National sevens team
- Years: Team /  / Comps
- 2026-: Fiji 7s

= Douglas Daveta =

Fiji rugby sevens player

Douglas Daveta is a Fijian rugby union player. He plays for the Fiji national rugby sevens team.

==Career==
A serving member of the Republic of Fiji Military Forces, in November 2025, Daveta played for the Republic of Fiji Military Forces (RFMF) at No.10 as they reached the final of the Vodafone Ratu Sukuna Bowl, but lost 10-26 to three-times defending champions Police at Labasa’s Subrail Park. He also played in 2025 as Malolo won the Skipper Cup with a win over Naitasiri. He can also play at full-back.

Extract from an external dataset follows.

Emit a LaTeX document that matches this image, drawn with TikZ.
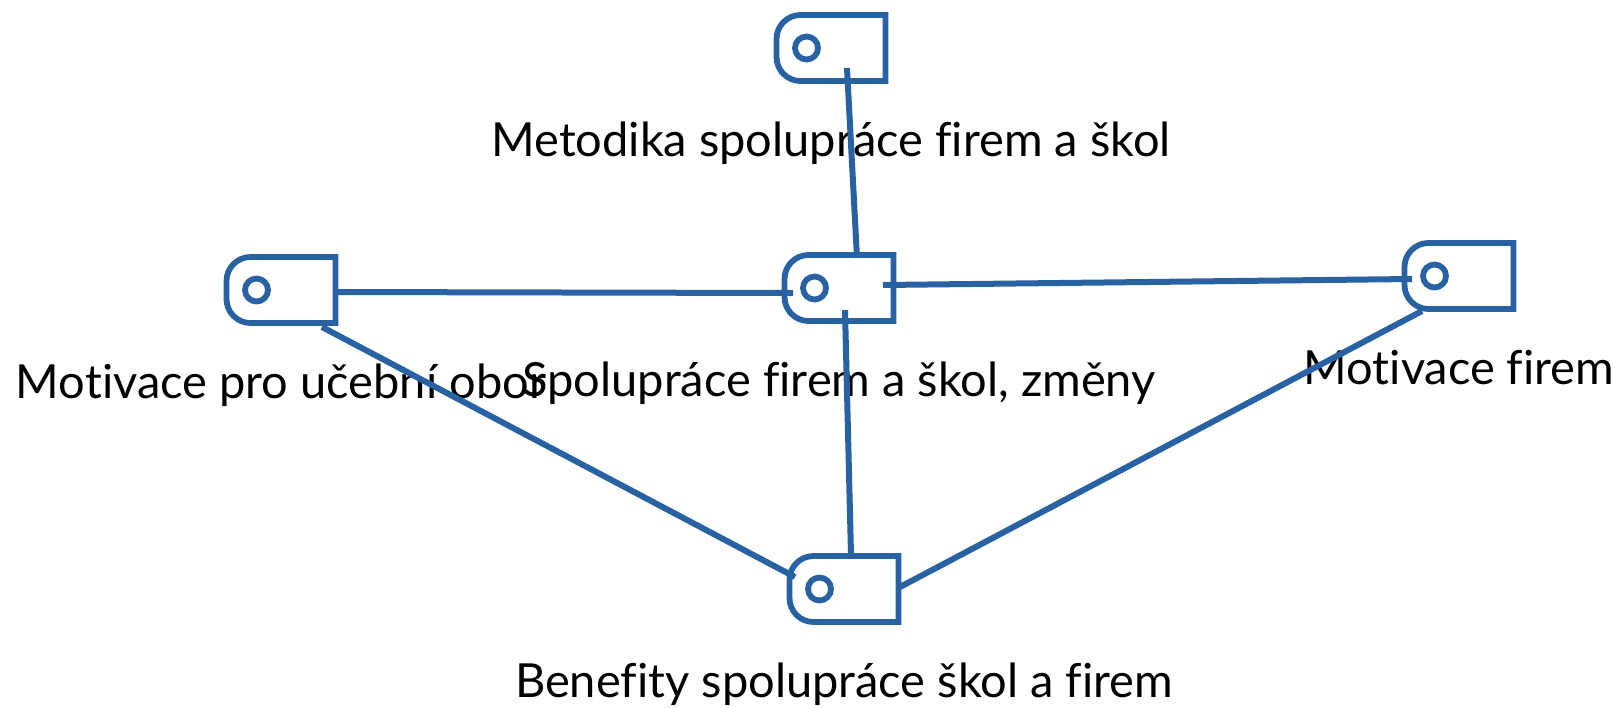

Having played for the Fiji Warriors, Daveta made his debut for the Senior Fiji national rugby sevens team playing and impressing in the 2025-26 SVNS. He was part of the winning Fiji side’s victory on debut at the 2026 Singapore Sevens in January 2026. Daveta also impressed in the final tournament of the regular season in New York at the 2026 USA Sevens, scoring 21 points across the weekend, including a hat-trick of tries against Spain to help set-up a semi-final versus Australia.